El sonido de la alarma es lo primero que siente Lina, un zumbido suave que se intensifica gradualmente, forzando a su mente a emerger de las profundidades del sueño. La habitación está envuelta en penumbra, salvo por las suaves luces azules que delinean los bordes del espejo y la puerta del baño. El reloj en la pared proyecta la hora en números brillantes: 05:30. Es una rutina a la que Lina se ha acostumbrado, una programación automática que hace que cada día se deslice en el siguiente sin sobresaltos.
Se sienta en la cama, frotándose los ojos y estirando los brazos. En el silencio matutino, la quietud del apartamento es casi opresiva. Todo en el lugar es ordenado, minimalista; una extensión de la mentalidad de Lina, donde cada cosa tiene su lugar y cada movimiento está cuidadosamente planeado. Nada queda al azar.
Al otro lado de la habitación, la ventana automática se activa, revelando la vista de la ciudad. El sol aún no ha salido, pero las luces de los rascacielos ya dibujan patrones en la neblina. Lina observa brevemente la escena, buscando el consuelo en la familiaridad. Desde su altura, la ciudad parece pacífica, controlada, casi perfecta.
Pero Lina sabe mejor. A pesar de las brillantes fachadas de los edificios y las calles impecables, hay rincones oscuros que el mundo prefiere ignorar. Las zonas donde el brillo de la tecnología no alcanza, donde la humanidad ha sido olvidada.
Lina suspira, dejando esos pensamientos a un lado mientras se levanta y se dirige al baño. La rutina de la mañana es su ancla, el ritual que la conecta a la normalidad, que la mantiene centrada. Se lava la cara, el agua fría despejando la niebla que aún nubla sus sentidos. En el espejo, su reflejo le devuelve la mirada: una joven con ojos claros pero cansados, el cabello oscuro recogido en un moño desordenado. Lina observa su propio rostro con una objetividad clínica, buscando signos de fatiga o estrés. Es una costumbre adquirida durante años de trabajo en el laboratorio, donde el más mínimo detalle puede ser significativo.
Tras vestirse con el uniforme de trabajo, una sencilla bata blanca, Lina se dirige a la cocina. El café ya está preparado, una cortesía de la automatización que tanto aprecia. Mientras se sirve una taza, su implante en la muñeca emite un suave pitido. La pantalla proyectada muestra su agenda para el día: reuniones, experimentos, y una visita obligatoria al departamento de neurología para su revisión semestral. La mención del examen médico le provoca una leve incomodidad, un recordatorio de que su cerebro, como el de todos en la ciudad, es monitoreado y calibrado regularmente.
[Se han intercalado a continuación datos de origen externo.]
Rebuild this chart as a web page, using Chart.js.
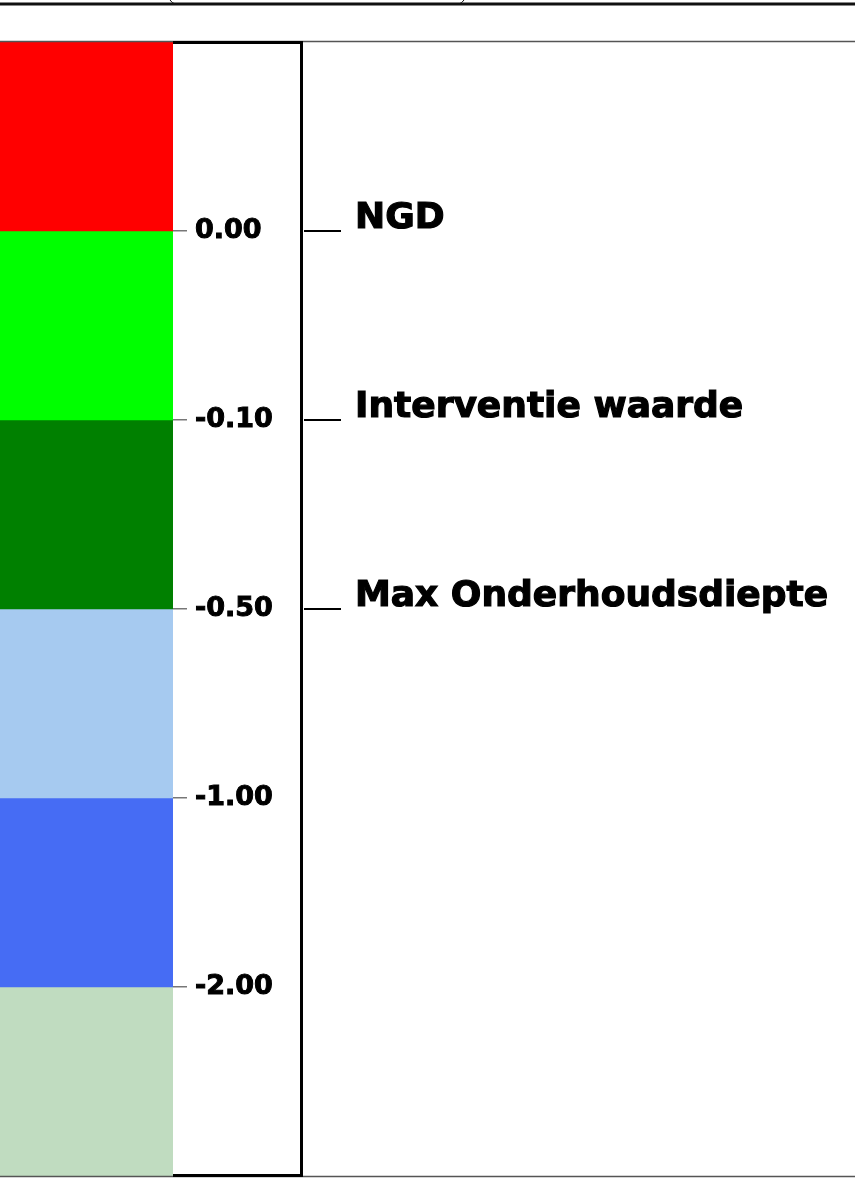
<!DOCTYPE html>
<html lang="nl">
<head>
    <meta charset="UTF-8">
    <title>Diepte legenda</title>
    <script src="https://cdn.jsdelivr.net/npm/chart.js"></script>
    <style>
        body { margin: 0; background: #fff; }
        canvas { display: block; }
    </style>
</head>
<body>
    <canvas id="legendChart" width="855" height="1184"></canvas>

    <script>
        // bands from top to bottom, each one step on the index scale
        const bandColors = ['#ff0000', '#00ff00', '#008000', '#a6caf0', '#466cf4', '#c0dcc0'];
        const bandSizes = [1, 1, 1, 1, 1, 1];
        // level boundaries between the bands
        const levelValues = [1, 2, 3, 4, 5];
        const levelLabels = ['0.00', '-0.10', '-0.50', '-1.00', '-2.00'];
        const levelNames = ['NGD', 'Interventie waarde', 'Max Onderhoudsdiepte'];

        const frame = {
            id: 'frame',
            afterDraw(chart) {
                const ctx = chart.ctx;
                const { top, bottom, right } = chart.chartArea;
                const ys = chart.scales.y;
                const boxRight = ys.right;
                ctx.save();

                // header bar at the top (bottom edge of title box)
                ctx.strokeStyle = '#111';
                ctx.lineWidth = 3;
                ctx.beginPath();
                ctx.moveTo(0, 4);
                ctx.lineTo(chart.width, 4);
                ctx.stroke();
                ctx.lineWidth = 1;
                ctx.beginPath();
                ctx.moveTo(170, 0);
                ctx.quadraticCurveTo(172, 3, 175, 4);
                ctx.moveTo(464, 0);
                ctx.quadraticCurveTo(462, 3, 459, 4);
                ctx.stroke();

                // thin outer lines
                ctx.strokeStyle = '#555';
                ctx.lineWidth = 1.5;
                ctx.beginPath();
                ctx.moveTo(0, top - 0.5);
                ctx.lineTo(chart.width, top - 0.5);
                ctx.moveTo(0, bottom + 0.5);
                ctx.lineTo(chart.width, bottom + 0.5);
                ctx.stroke();

                // box around the labels
                ctx.strokeStyle = '#000';
                ctx.lineWidth = 3;
                ctx.beginPath();
                ctx.moveTo(right, top + 0.5);
                ctx.lineTo(boxRight + 0.5, top + 0.5);
                ctx.lineTo(boxRight + 0.5, bottom - 0.5);
                ctx.lineTo(right, bottom - 0.5);
                ctx.stroke();

                // named levels
                ctx.fillStyle = '#000';
                ctx.font = 'bold 36px "DejaVu Sans"';
                ctx.textBaseline = 'alphabetic';
                levelNames.forEach((name, i) => {
                    const y = ys.getPixelForValue(levelValues[i]);
                    ctx.lineWidth = 2;
                    ctx.beginPath();
                    ctx.moveTo(boxRight + 3, y);
                    ctx.lineTo(boxRight + 40, y);
                    ctx.stroke();
                    ctx.lineWidth = 1.2;
                    ctx.fillText(name, boxRight + 54, y - 3);
                    ctx.strokeText(name, boxRight + 54, y - 3);
                });
                ctx.restore();
            }
        };

        const ctx = document.getElementById('legendChart').getContext('2d');
        new Chart(ctx, {
            type: 'bar',
            data: {
                labels: [''],
                datasets: bandColors.map((c, i) => ({
                    data: [bandSizes[i]],
                    backgroundColor: c,
                    borderWidth: 0,
                    categoryPercentage: 1,
                    barPercentage: 1
                }))
            },
            options: {
                responsive: false,
                animation: false,
                layout: { padding: { top: 42, bottom: 8, left: 0, right: 554 } },
                plugins: { legend: { display: false }, tooltip: { enabled: false } },
                scales: {
                    x: { display: false, stacked: true },
                    y: {
                        position: 'right',
                        stacked: true,
                        reverse: true,
                        min: 0,
                        max: 6,
                        afterBuildTicks: scale => {
                            scale.ticks = levelValues.map(v => ({ value: v }));
                        },
                        afterFit: scale => {
                            scale.width = 128;
                            scale.paddingTop = 0;
                            scale.paddingBottom = 0;
                        },
                        border: { display: false },
                        grid: {
                            drawOnChartArea: false,
                            drawTicks: true,
                            tickLength: 14,
                            color: '#777',
                            lineWidth: 1.5
                        },
                        ticks: {
                            color: '#000',
                            padding: 8,
                            textStrokeColor: '#000',
                            textStrokeWidth: 1,
                            font: { family: 'DejaVu Sans', weight: 'bold', size: 27 },
                            callback: v => levelLabels[levelValues.indexOf(v)]
                        }
                    }
                }
            },
            plugins: [frame]
        });
    </script>
</body>
</html>
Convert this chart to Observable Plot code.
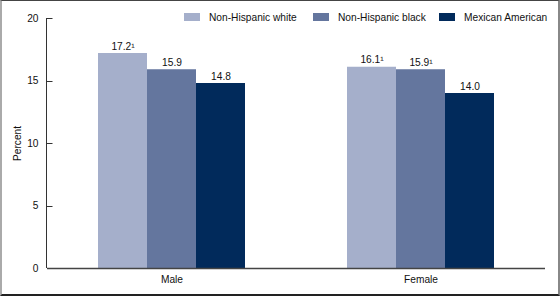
<!DOCTYPE html>
<html>
<head>
<meta charset="utf-8">
<script src="https://cdn.jsdelivr.net/npm/d3@7"></script>
<script src="https://cdn.jsdelivr.net/npm/@observablehq/plot@0.6"></script>
<style>
  html, body { margin: 0; padding: 0; background: #fff; }
  #wrap { position: relative; width: 560px; height: 296px; overflow: hidden; font-family: "Liberation Sans", Arial, sans-serif; }
  #border { position: absolute; left: 0; top: 0; width: 560px; height: 296px; box-sizing: border-box;
            border-top: 1px solid #444; border-left: 2px solid #aaa; border-right: 2px solid #888; border-bottom: 2px solid #222; pointer-events: none; }
  #legend { position: absolute; top: 11px; left: 0; font-size: 10.2px; color: #111; }
  #legend .item { position: absolute; top: 0; display: flex; align-items: center; gap: 9px; height: 12px; white-space: nowrap; }
  #legend .sw { width: 16px; height: 8px; }
</style>
</head>
<body>
<div id="wrap">
  <div id="chart"></div>
  <div id="legend"></div>
  <div id="border"></div>
</div>
<script>
// Sex groups and race/ethnicity series
const sexes = ["Male", "Female"];
const groups = ["Non-Hispanic white", "Non-Hispanic black", "Mexican American"];
const maleValues = [17.2, 15.9, 14.8];
const femaleValues = [16.1, 15.9, 14.0];
// Footnote markers attached to value labels
const maleNotes = ["1", "", ""];
const femaleNotes = ["1", "1", ""];
const colors = ["#a5afcb", "#64769e", "#012a5b"];
const yTicks = [0, 5, 10, 15, 20];

const sup = { "1": "\u00b9", "": "" };
const rows = [];
groups.forEach((g, i) => {
  rows.push({ sex: "Male", group: g, value: maleValues[i], note: maleNotes[i] });
  rows.push({ sex: "Female", group: g, value: femaleValues[i], note: femaleNotes[i] });
});

const plot = Plot.plot({
  width: 560,
  height: 296,
  marginLeft: 46,
  marginRight: 15,
  marginTop: 18,
  marginBottom: 28,
  style: { fontFamily: "'Liberation Sans', Arial, sans-serif", fontSize: "10.2px", color: "#111", background: "white" },
  fx: { domain: sexes, padding: 0, label: null, axis: "bottom", tickSize: 0, tickPadding: 7 },
  x: { domain: groups, axis: null, paddingInner: 0, paddingOuter: 1 },
  y: { domain: [0, 20], ticks: yTicks, tickSize: 0, tickPadding: 9, label: "Percent", labelAnchor: "center", labelArrow: "none", labelOffset: 34 },
  color: { domain: groups, range: colors },
  marks: [
    Plot.barY(rows, { fx: "sex", x: "group", y: "value", fill: "group" }),
    Plot.text(rows, {
      fx: "sex", x: "group", y: "value",
      text: d => d.value.toFixed(1) + sup[d.note],
      lineAnchor: "bottom", dy: -4, fill: "#111"
    }),
    Plot.ruleY([0], { stroke: "#444", strokeWidth: 1.5 })
  ]
});

// Vertical y-axis line with inward-pointing ticks on the left edge of the plot area
const y = plot.scale("y");
const axisX = 46.5;
const g = d3.select(plot).append("g").attr("stroke", "#333").attr("stroke-width", 1);
g.append("line")
  .attr("x1", axisX).attr("x2", axisX)
  .attr("y1", y.apply(0)).attr("y2", y.apply(20));
g.selectAll(".tk").data(yTicks.filter(t => t > 0)).join("line")
  .attr("x1", axisX).attr("x2", axisX + 6)
  .attr("y1", t => Math.round(y.apply(t)) + 0.5).attr("y2", t => Math.round(y.apply(t)) + 0.5);

document.getElementById("chart").append(plot);

// Legend row: left edge of each entry
const legendLefts = [184, 313, 439];
const legend = d3.select("#legend");
groups.forEach((g, i) => {
  const item = legend.append("div").attr("class", "item").style("left", legendLefts[i] + "px");
  item.append("div").attr("class", "sw").style("background", colors[i]);
  item.append("span").text(g);
});
</script>
</body>
</html>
Mientras sorbe el café, su mente vuelve involuntariamente a la noche anterior, a la oscuridad, al grito ahogado, al cuchillo. Los recuerdos son difusos, mezclados con las sombras de un sueño que se desmorona con cada segundo que pasa. ¿Fue real? ¿Fue otra alucinación? La duda la carcome, pero rápidamente sacude la cabeza. No. No ahora. No aquí.
Hoy es otro día en la vida perfectamente estructurada de Lina. Pero una inquietud persiste, una sensación subterránea de que algo está fuera de lugar, como una melodía desafinada en una sinfonía. Mientras se dirige hacia la puerta, recogiendo su bolso y activando el cierre automático del apartamento, no puede evitar mirar una última vez por la ventana.
Las calles abajo parecen tranquilas, pero en algún rincón de su mente, Lina sabe que la calma es solo superficial. Bajo esa superficie, algo oscuro está creciendo, y ella apenas puede empezar a sentir su presencia.
Con un último suspiro, se adentra en el pasillo, lista para enfrentar otro día, mientras el eco de sus pensamientos la sigue como una sombra persistente.